Influence of the Strain Relaxation on the Optical Property of AlGaN Quantum Wells

• Published in: physica status solidi (b) Vol. 257; no. 4
• Main Authors: Itokazu, Yuri, Mogami, Yosuke, Kuwaba, Shunsuke, Motegi, Shogo, Osawa, Atsushi, Maeoka, Atsushi, Osaki, Kazuto, Tanioka, Yukitake, Jo, Masafumi, Kamata, Norihiko, Hirayama, Hideki
• Format: Journal Article
• Language: English
• Published: 01.04.2020
• Subjects: AlGaN; crystal growth; high-temperature annealing; metal-organic chemical vapor deposition; strain
• ISSN: 0370-1972; 1521-3951
• DOI: 10.1002/pssb.201900582

The influence of strain relaxation on the optical properties of AlGaN quantum wells (QWs) is investigated. The relaxation ratio is controlled by changing the thickness of an AlGaN buffer layer. The relaxation ratio increases from 20% to 100% with increasing the AlGaN layer thickness from 0.5 to 6.0 μm. Photoluminescence (PL) intensity reaches maximum at a relaxation ratio of 36%, which implies competing effects in radiative and nonradiative recombinations. From the viewpoint of radiative recombination, strain relaxation increases the polarization field in the QW, which decreases the electron–hole overlap. The observed gradual decrease in PL may come from this effect. In terms of nonradiative recombination, the dislocation density is nearly constant up to 4.5 μm from the AlN/AlGaN interface, and decreases at 6.0 μm. Therefore, it is difficult to explain the observed PL intensity by the dislocation‐related nonradiative pathways. Instead, relieved strain can decrease the point‐defect density.
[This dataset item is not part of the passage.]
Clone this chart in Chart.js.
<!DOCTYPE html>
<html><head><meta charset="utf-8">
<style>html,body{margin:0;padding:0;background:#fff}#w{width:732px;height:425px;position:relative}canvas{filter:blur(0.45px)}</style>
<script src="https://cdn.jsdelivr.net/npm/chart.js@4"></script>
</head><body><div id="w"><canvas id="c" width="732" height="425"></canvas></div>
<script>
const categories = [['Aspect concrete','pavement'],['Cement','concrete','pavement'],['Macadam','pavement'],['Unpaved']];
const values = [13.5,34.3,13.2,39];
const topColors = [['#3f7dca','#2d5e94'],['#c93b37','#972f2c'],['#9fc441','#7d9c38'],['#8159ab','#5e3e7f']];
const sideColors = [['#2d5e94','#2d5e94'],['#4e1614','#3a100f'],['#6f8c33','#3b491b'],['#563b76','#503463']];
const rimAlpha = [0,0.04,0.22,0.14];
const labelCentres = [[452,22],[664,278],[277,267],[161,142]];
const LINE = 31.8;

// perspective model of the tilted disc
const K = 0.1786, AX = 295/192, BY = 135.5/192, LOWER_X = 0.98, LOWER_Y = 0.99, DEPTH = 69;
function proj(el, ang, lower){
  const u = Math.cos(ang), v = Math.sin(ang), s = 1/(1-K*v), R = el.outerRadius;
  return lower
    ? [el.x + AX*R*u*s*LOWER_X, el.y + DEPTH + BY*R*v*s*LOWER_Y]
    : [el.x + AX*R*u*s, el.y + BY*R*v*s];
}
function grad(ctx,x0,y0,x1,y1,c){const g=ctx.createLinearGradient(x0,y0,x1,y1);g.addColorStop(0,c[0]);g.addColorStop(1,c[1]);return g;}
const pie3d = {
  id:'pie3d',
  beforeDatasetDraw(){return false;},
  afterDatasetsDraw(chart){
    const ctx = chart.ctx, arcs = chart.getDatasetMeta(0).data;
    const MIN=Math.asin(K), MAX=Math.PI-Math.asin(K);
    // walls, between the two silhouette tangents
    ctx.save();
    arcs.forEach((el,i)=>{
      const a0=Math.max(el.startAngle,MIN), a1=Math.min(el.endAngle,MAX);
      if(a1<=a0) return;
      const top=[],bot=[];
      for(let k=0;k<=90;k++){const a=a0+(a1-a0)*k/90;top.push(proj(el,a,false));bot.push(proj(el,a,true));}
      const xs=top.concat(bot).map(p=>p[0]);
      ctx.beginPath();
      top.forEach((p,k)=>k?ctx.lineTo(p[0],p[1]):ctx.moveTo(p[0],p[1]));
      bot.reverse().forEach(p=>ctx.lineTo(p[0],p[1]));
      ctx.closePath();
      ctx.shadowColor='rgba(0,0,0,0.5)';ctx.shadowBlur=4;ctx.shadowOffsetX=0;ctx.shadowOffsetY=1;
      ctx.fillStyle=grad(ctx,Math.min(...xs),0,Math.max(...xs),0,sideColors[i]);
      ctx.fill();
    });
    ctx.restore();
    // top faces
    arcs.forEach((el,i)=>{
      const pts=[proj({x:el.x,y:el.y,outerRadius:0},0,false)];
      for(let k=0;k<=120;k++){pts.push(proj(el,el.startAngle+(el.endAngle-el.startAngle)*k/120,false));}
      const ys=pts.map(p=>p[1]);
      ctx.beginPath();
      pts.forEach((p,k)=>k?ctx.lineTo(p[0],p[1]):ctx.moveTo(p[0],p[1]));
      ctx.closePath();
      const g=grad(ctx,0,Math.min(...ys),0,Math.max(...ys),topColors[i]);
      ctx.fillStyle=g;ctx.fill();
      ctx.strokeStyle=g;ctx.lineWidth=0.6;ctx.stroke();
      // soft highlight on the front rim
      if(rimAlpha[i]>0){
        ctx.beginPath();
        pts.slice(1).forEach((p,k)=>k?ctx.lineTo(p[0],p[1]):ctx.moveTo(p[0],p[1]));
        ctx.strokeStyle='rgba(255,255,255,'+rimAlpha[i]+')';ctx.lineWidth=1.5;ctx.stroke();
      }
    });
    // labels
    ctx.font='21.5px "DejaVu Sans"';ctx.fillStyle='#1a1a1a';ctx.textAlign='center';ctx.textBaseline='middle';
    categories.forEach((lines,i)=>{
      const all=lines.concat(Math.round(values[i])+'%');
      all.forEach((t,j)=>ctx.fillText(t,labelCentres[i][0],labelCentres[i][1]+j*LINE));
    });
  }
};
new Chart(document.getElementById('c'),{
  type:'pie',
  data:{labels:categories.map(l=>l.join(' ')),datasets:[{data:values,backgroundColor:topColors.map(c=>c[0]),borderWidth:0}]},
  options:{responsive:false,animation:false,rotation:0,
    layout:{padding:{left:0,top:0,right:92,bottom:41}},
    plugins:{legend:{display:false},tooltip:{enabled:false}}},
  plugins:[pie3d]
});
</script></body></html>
Strain relaxation can reduce the vacancy concentration as a result of increased formation energy with the partial relief of compressive strain. The effect of strain on the band structure change is also discussed, where the relieved compressive strain increases the crystal‐field split‐off component in the valence band maximum, resulting in a decreased PL intensity. The influence of strain relaxation on the optical properties of AlGaN quantum wells is investigated. Photoluminescence intensity reaches maximum at a relaxation ratio of 36%, which implies competing effects in radiative and nonradiative recombinations. The effect of strain relaxation is considered with regard to the change in radiative recombination and nonradiative recombination paths.